(Entries with chart source code)
▼▼▼

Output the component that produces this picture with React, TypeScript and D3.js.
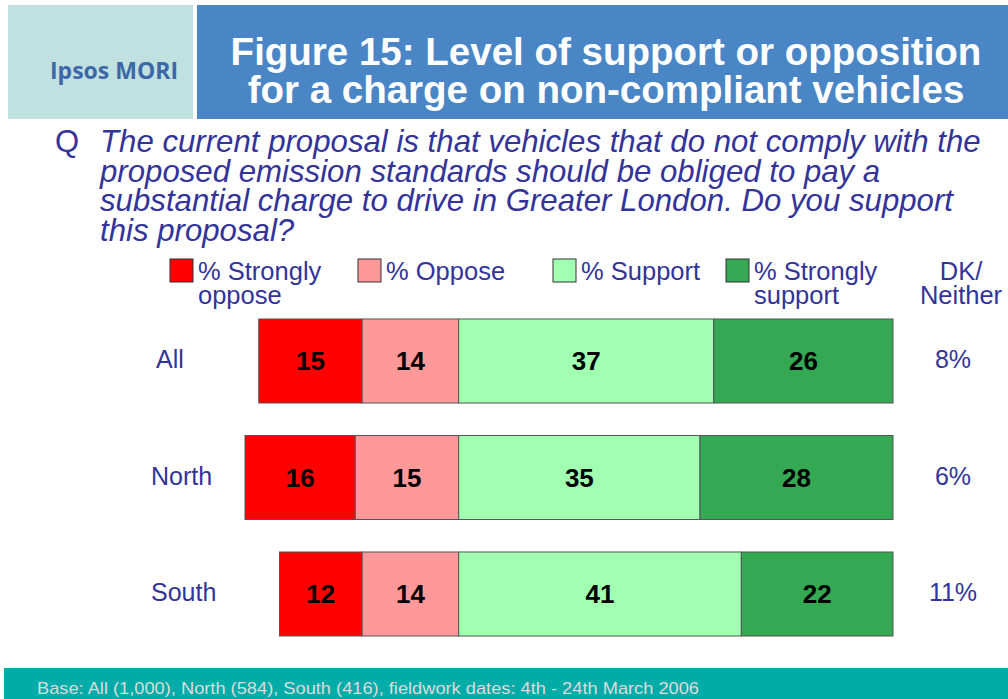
import * as d3 from "d3";
import React from "react";

// Survey data
const rows = ["All", "North", "South"];
const stronglyOppose = [15, 16, 12];
const oppose = [14, 15, 14];
const support = [37, 35, 41];
const stronglySupport = [26, 28, 22];
const dkNeither = ["8%", "6%", "11%"];

const legendItems = [
  { lines: ["% Strongly", "oppose"], color: "#ff0000" },
  { lines: ["% Oppose"], color: "#ff9999" },
  { lines: ["% Support"], color: "#a0ffb0" },
  { lines: ["% Strongly", "support"], color: "#34a853" },
];

const questionLines = [
  "The current proposal is that vehicles that do not comply with the",
  "proposed emission standards should be obliged to pay a",
  "substantial charge to drive in Greater London. Do you support",
  "this proposal?",
];

const W = 1008;
const H = 699;
const navy = "#333399";
const font = "'Liberation Sans', Arial, sans-serif";

const App: React.FC = () => {
  const x = d3.scaleLinear().domain([-31, 63]).range([245, 893]);
  const y = d3.scalePoint<string>().domain(rows).range([361, 594]);
  const barH = 84;

  const segments = rows.flatMap((row, i) => {
    const so = stronglyOppose[i];
    const op = oppose[i];
    const su = support[i];
    const ss = stronglySupport[i];
    return [
      { row, from: -(so + op), to: -op, value: so, color: legendItems[0].color },
      { row, from: -op, to: 0, value: op, color: legendItems[1].color },
      { row, from: 0, to: su, value: su, color: legendItems[2].color },
      { row, from: su, to: su + ss, value: ss, color: legendItems[3].color },
    ];
  });

  const legendX = [170, 358, 553, 726];

  return (
    <svg
      width={W}
      height={H}
      style={{ position: "fixed", left: 0, top: 0, background: "#ffffff" }}
      fontFamily={font}
    >
      {/* Header */}
      <rect x={8} y={5} width={185} height={114} fill="#c0e1e0" />
      <text
        x={114}
        y={79}
        textAnchor="middle"
        fill="#3c68a8"
        fontSize={23}
        fontWeight="bold"
        fontFamily="'Open Sans', sans-serif"
        textLength={128}
        lengthAdjust="spacingAndGlyphs"
      >
        Ipsos MORI
      </text>
      <rect x={197} y={5} width={W - 197} height={114} fill="#4a86c5" />
      <text x={606} y={65} textAnchor="middle" fill="#ffffff" fontSize={38.5} fontWeight="bold">
        Figure 15: Level of support or opposition
      </text>
      <text x={606} y={103} textAnchor="middle" fill="#ffffff" fontSize={38.5} fontWeight="bold">
        for a charge on non-compliant vehicles
      </text>

      {/* Question */}
      <text x={55} y={152} fill={navy} fontSize={31}>
        Q
      </text>
      {questionLines.map((line, i) => (
        <text key={i} x={100} y={152 + i * 29.6} fill={navy} fontSize={31.2} fontStyle="italic">
          {line}
        </text>
      ))}

      {/* Legend */}
      {legendItems.map((item, i) => (
        <g key={i}>
          <rect
            x={legendX[i]}
            y={259}
            width={23}
            height={23}
            fill={item.color}
            stroke="#333333"
            strokeWidth={1}
          />
          {item.lines.map((l, j) => (
            <text key={j} x={legendX[i] + 28} y={280 + j * 24} fill={navy} fontSize={25.5}>
              {l}
            </text>
          ))}
        </g>
      ))}
      <text x={961} y={280} textAnchor="middle" fill={navy} fontSize={25.5}>
        DK/
      </text>
      <text x={961} y={304} textAnchor="middle" fill={navy} fontSize={25.5}>
        Neither
      </text>

      {/* Bars */}
      {segments.map((s, i) => (
        <g key={i}>
          <rect
            x={x(s.from)}
            y={(y(s.row) ?? 0) - barH / 2}
            width={x(s.to) - x(s.from)}
            height={barH}
            fill={s.color}
            stroke="#555555"
            strokeWidth={1}
          />
          <text
            x={(x(s.from) + x(s.to)) / 2}
            y={y(s.row) ?? 0}
            dy="0.36em"
            textAnchor="middle"
            fill="#000000"
            fontSize={26}
            fontWeight="bold"
          >
            {s.value}
          </text>
        </g>
      ))}

      {/* Row labels */}
      {rows.map((r) => (
        <text key={r} x={r === "All" ? 156 : 151} y={(y(r) ?? 0) - 2} dy="0.36em" fill={navy} fontSize={25}>
          {r}
        </text>
      ))}

      {/* DK / Neither values */}
      {rows.map((r, i) => (
        <text
          key={r}
          x={953}
          y={(y(r) ?? 0) - 2}
          dy="0.36em"
          textAnchor="middle"
          fill={navy}
          fontSize={25}
        >
          {dkNeither[i]}
        </text>
      ))}

      {/* Footer */}
      <rect x={4} y={668} width={W - 4} height={H - 668} fill="#00aca8" />
      <text
        x={37}
        y={694}
        fill="#dcdcdc"
        fontSize={17}
        textLength={662}
        lengthAdjust="spacingAndGlyphs"
      >
        Base: All (1,000), North (584), South (416), fieldwork dates: 4th - 24th  March 2006
      </text>
    </svg>
  );
};

export default App;
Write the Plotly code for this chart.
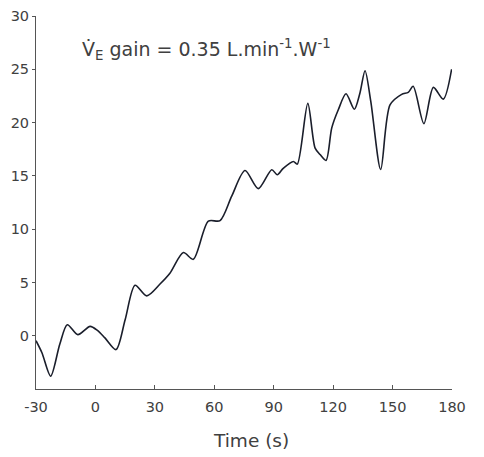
import plotly.graph_objects as go

time_s = [-30, -27, -22.6, -18, -14.2, -8.9, -2.7, 1, 4.8, 10.4, 15, 20, 25.9, 32.6, 37.6, 44.4, 49.4, 57, 62.9, 68.8,
          75.5, 82.2, 89, 91.8, 94.8, 99.9, 101.9, 107.2, 110.9, 113.4, 116.4, 119.3, 122.6, 126.5, 130.7, 133.5,
          136.1, 139, 144, 148.7, 154.6, 157.9, 160.4, 165.8, 170.6, 175.6, 179.8]
ve_gain = [-0.47, -1.6, -3.8, -0.8, 1.03, 0.1, 0.88, 0.5, -0.2, -1.3, 1.5, 4.74, 3.74, 4.85, 5.86, 7.8, 7.17, 10.75, 10.8, 13.1,
           15.5, 13.8, 15.58, 15.1, 15.7, 16.35, 16.1, 21.8, 17.6, 17.0, 16.45, 19.5, 21.2, 22.7, 21.25, 22.75,
           24.86, 22.0, 15.6, 21.65, 22.65, 22.84, 23.4, 19.9, 23.3, 22.2, 25.0]

x_ticks = [-30, 0, 30, 60, 90, 120, 150, 180]
y_ticks = [0, 5, 10, 15, 20, 25, 30]

FONT = "DejaVu Sans"
TXT = "#404040"
AX = "#555555"

fig = go.Figure()
fig.add_trace(go.Scatter(x=time_s, y=ve_gain, mode="lines",
                         line=dict(color="#1a1e2b", width=1.6, shape="spline", smoothing=0.8),
                         showlegend=False, hoverinfo="skip"))

fig.update_layout(
    width=476, height=449,
    margin=dict(l=28, r=32, t=8, b=68, autoexpand=False),
    paper_bgcolor="white", plot_bgcolor="white",
    font=dict(family=FONT, color=TXT, size=14.5),
    xaxis=dict(range=[-30, 180], tickvals=x_ticks, ticktext=[str(v) for v in x_ticks],
               showline=True, linecolor=AX, linewidth=1, ticks="inside", ticklen=4, tickcolor=AX,
               ticklabelstandoff=5,
               showgrid=False, zeroline=False, automargin=False, tickfont=dict(size=14.5, color=TXT)),
    yaxis=dict(range=[-5, 30], tickvals=y_ticks, ticktext=[str(v) for v in y_ticks],
               showline=True, linecolor=AX, linewidth=1, ticks="outside", ticklen=3, tickcolor=AX,
               showgrid=False, zeroline=False, automargin=False, tickfont=dict(size=14.5, color=TXT)),
    annotations=[
        dict(text="Time (s)", xref="paper", yref="paper", x=0.517, y=-0.139,
             xanchor="center", yanchor="middle", showarrow=False,
             font=dict(family=FONT, size=18.5, color=TXT)),
        dict(text="V\u0307<sub>E</sub> gain = 0.35 L.min<sup>-1</sup>.W<sup>-1</sup>",
             xref="paper", yref="paper", x=0.105, y=0.909, xanchor="left", yanchor="middle",
             showarrow=False, font=dict(family=FONT, size=19, color=TXT)),
    ],
)

fig.write_html("out.html")
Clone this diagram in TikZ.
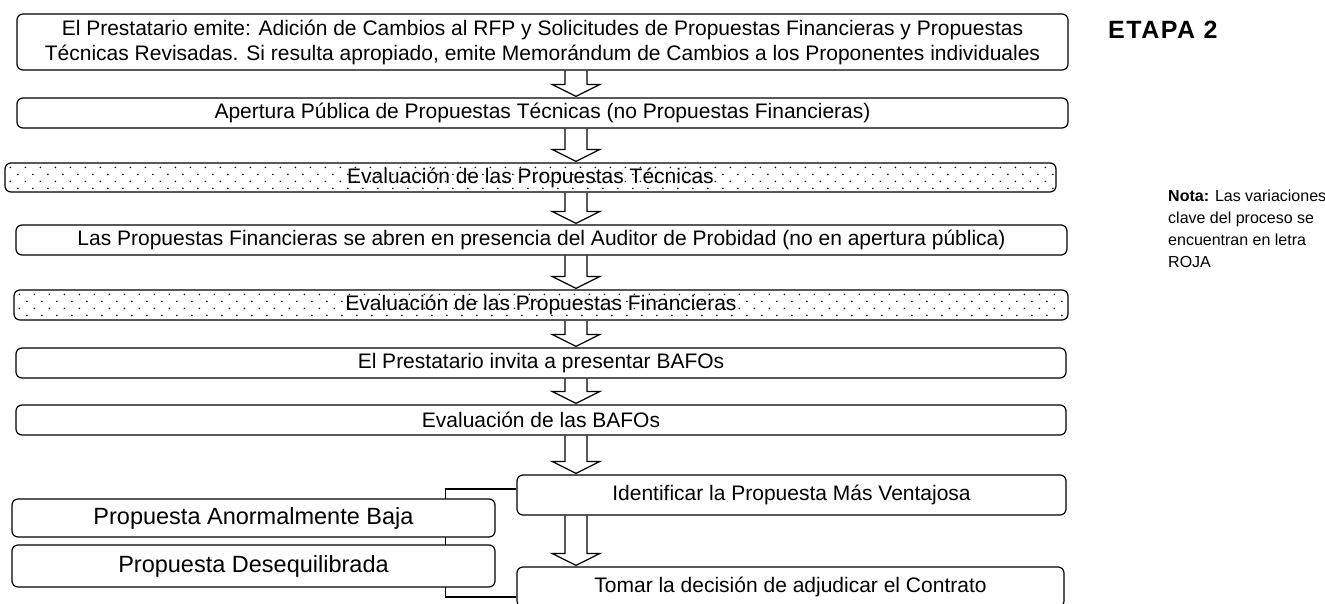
\documentclass[tikz,border=0pt]{standalone}
\usepackage{fontspec}
\setmainfont{Liberation Sans}
\usetikzlibrary{calc}
\pgfdeclarelayer{background}
\pgfsetlayers{background,main}
\tikzset{
  box/.style={draw, rounded corners=6pt, line width=1.2pt, fill=white, inner sep=0pt,
    align=center, font=\fontsize{21}{25}\selectfont},
  sidebox/.style={box, font=\fontsize{23.5}{27}\selectfont},
  dotbox/.style={box, fill=none},
  arr/.style={line width=1.2pt, line join=miter},
  link/.style={line width=1.2pt},
  dotfill/.style={fill=black}
}
\newcommand\blkarrow[2]{\draw[arr] let \p1=(#1.south), \p2=(#2.north) in
  (565pt,\y1) -- (565pt,\y2+13pt) -- (552pt,\y2+13pt) -- (576pt,\y2+1pt)
  -- (600pt,\y2+13pt) -- (587pt,\y2+13pt) -- (587pt,\y1);}
\newcommand\dotpattern[1]{%
  \begin{scope}
  \clip[rounded corners=6pt] (#1.south west) rectangle (#1.north east);
  \foreach \r in {0,...,3}{
    \foreach \c in {0,...,70}{
      \pgfmathsetmacro\dx{\c*15+mod(\r,2)*7.5+6}
      \pgfmathsetmacro\dy{\r*7+5}
      \fill[dotfill] ([shift={(\dx,\dy)}]#1.north west) circle (0.9pt);
    }
  }
  \end{scope}}
\begin{document}
\begin{tikzpicture}[x=1pt,y=-1pt]
\useasboundingbox (0,0) rectangle (1325,603);

\node[box, minimum width=1051pt, minimum height=56pt] (b1) at (542.5,42)
  {El Prestatario emite: Adición de Cambios al RFP y Solicitudes de Propuestas Financieras y Propuestas\\
   Técnicas Revisadas. Si resulta apropiado, emite Memorándum de Cambios a los Proponentes individuales};
\node[box, minimum width=1051pt, minimum height=30pt] (b2) at (542.5,113)
  {Apertura Pública de Propuestas Técnicas (no Propuestas Financieras)};
\node[dotbox, minimum width=1051pt, minimum height=29pt] (b3) at (530.5,177.5)
  {Evaluación de las Propuestas Técnicas};
\node[box, minimum width=1051pt, minimum height=30pt] (b4) at (541.5,240)
  {Las Propuestas Financieras se abren en presencia del Auditor de Probidad (no en apertura pública)};
\node[dotbox, minimum width=1054pt, minimum height=30pt] (b5) at (541,305)
  {Evaluación de las Propuestas Financieras};
\node[box, minimum width=1050pt, minimum height=30pt] (b6) at (541,363)
  {El Prestatario invita a presentar BAFOs};
\node[box, minimum width=1050pt, minimum height=30pt] (b7) at (541,420)
  {Evaluación de las BAFOs};
\node[box, minimum width=549pt, minimum height=40pt] (ident) at (791.5,495)
  {Identificar la Propuesta Más Ventajosa};
\node[box, minimum width=547pt, minimum height=40pt] (tomar) at (790.5,587)
  {Tomar la decisión de adjudicar el Contrato};
\node[sidebox, minimum width=483pt, minimum height=38pt] (baja) at (253.5,518)
  {Propuesta Anormalmente Baja};
\node[sidebox, minimum width=483pt, minimum height=42pt] (deseq) at (253.5,566)
  {Propuesta Desequilibrada};

\begin{pgfonlayer}{background}
  \dotpattern{b3}
  \dotpattern{b5}
  \draw[link] ([yshift=6pt]ident.west) -- ++(-71,0) coordinate (brk) |- ([yshift=-10pt]tomar.west);
\end{pgfonlayer}

\blkarrow{b1}{b2}
\blkarrow{b2}{b3}
\blkarrow{b3}{b4}
\blkarrow{b4}{b5}
\blkarrow{b5}{b6}
\blkarrow{b6}{b7}
\blkarrow{b7}{ident}
\blkarrow{ident}{tomar}

\node[anchor=west, inner sep=0pt, font=\bfseries\fontsize{25}{29}\selectfont\addfontfeature{LetterSpace=6}] (etapa) at (1108,30) {ETAPA 2};
\node[anchor=north west, align=left, inner sep=0pt, font=\fontsize{16}{22}\selectfont] (nota) at (1168,190)
  {\textbf{Nota:} Las variaciones\\clave del proceso se\\encuentran en letra\\ROJA};
\end{tikzpicture}
\end{document}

▲▲▲

Stated problem: Leave the pictures out and reproduce exactly the lines from the top of the listing above through the line with "const legendX = [170, 358, 553, 726];".

Result of the task:
Output the component that produces this picture with React, TypeScript and D3.js.
import * as d3 from "d3";
import React from "react";

// Survey data
const rows = ["All", "North", "South"];
const stronglyOppose = [15, 16, 12];
const oppose = [14, 15, 14];
const support = [37, 35, 41];
const stronglySupport = [26, 28, 22];
const dkNeither = ["8%", "6%", "11%"];

const legendItems = [
  { lines: ["% Strongly", "oppose"], color: "#ff0000" },
  { lines: ["% Oppose"], color: "#ff9999" },
  { lines: ["% Support"], color: "#a0ffb0" },
  { lines: ["% Strongly", "support"], color: "#34a853" },
];

const questionLines = [
  "The current proposal is that vehicles that do not comply with the",
  "proposed emission standards should be obliged to pay a",
  "substantial charge to drive in Greater London. Do you support",
  "this proposal?",
];

const W = 1008;
const H = 699;
const navy = "#333399";
const font = "'Liberation Sans', Arial, sans-serif";

const App: React.FC = () => {
  const x = d3.scaleLinear().domain([-31, 63]).range([245, 893]);
  const y = d3.scalePoint<string>().domain(rows).range([361, 594]);
  const barH = 84;

  const segments = rows.flatMap((row, i) => {
    const so = stronglyOppose[i];
    const op = oppose[i];
    const su = support[i];
    const ss = stronglySupport[i];
    return [
      { row, from: -(so + op), to: -op, value: so, color: legendItems[0].color },
      { row, from: -op, to: 0, value: op, color: legendItems[1].color },
      { row, from: 0, to: su, value: su, color: legendItems[2].color },
      { row, from: su, to: su + ss, value: ss, color: legendItems[3].color },
    ];
  });

  const legendX = [170, 358, 553, 726];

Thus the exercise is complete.